# I wrote another short story..



## Murramarang (Dec 18, 2011)

...in fact I had finished this one first, but only just managed to proof, edit and publish it.

It is a ripping yarn about rivalry and mystery in a copper mining area in Australia in the 1880's. And, like all my stories, it has a stranger involved....who are they? Why do they do the strange things they do?
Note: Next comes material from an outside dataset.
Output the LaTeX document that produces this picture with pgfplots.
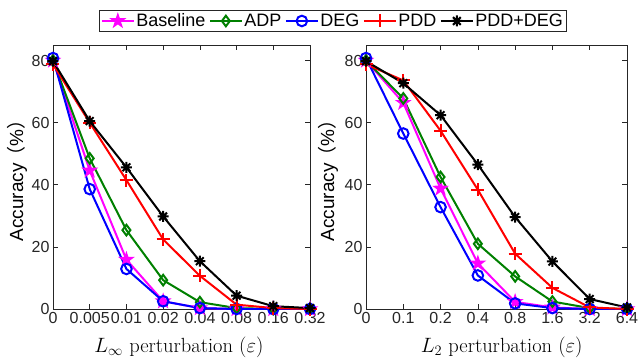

Check it out : Copper King Stranger (Stranger Short Stories): Gary Lewis: Amazon.com: Kindle Store

Writing my stories has been so much fun...its probably a stretch to call it a 'business', as I make just 35 c for each sale (they are on Amazon for 99c)...but i look at it this way - 10 sales is a fence post on my farm!


----------



## hmsteader71 (Mar 16, 2006)

I don't own a kindle or anything that I can get ebooks on but that looks very good.


----------



## Halfway (Nov 22, 2010)

Well done!


----------



## legacy (Oct 16, 2005)

hmsteader71

You can download a free Kindle reader for your PC depending on your version of Windows. Just Google Free Kindle for PC download. It should take you to Amazon.


----------



## ClickBeetle (Nov 3, 2012)

Hi. I am not sure if you are still around, but I was curious about this-never heard of it. Do you pay a fee to put your stories out there?


----------



## deaconjim (Oct 31, 2005)

Good job!


----------



## hoggie (Feb 11, 2007)

Sorry to drift the thread - but how does that work. Do you set up as an Amazon seller? Do Amazon take their cut before you ge tthe money, or do you ge tpaid direct and then have to pay Amazon? How do you upload the story?


----------



## Pam6 (Apr 9, 2009)

Some of you asked how to publish your own book to Amazon.
Amazon.com : Self-Publish with Us


----------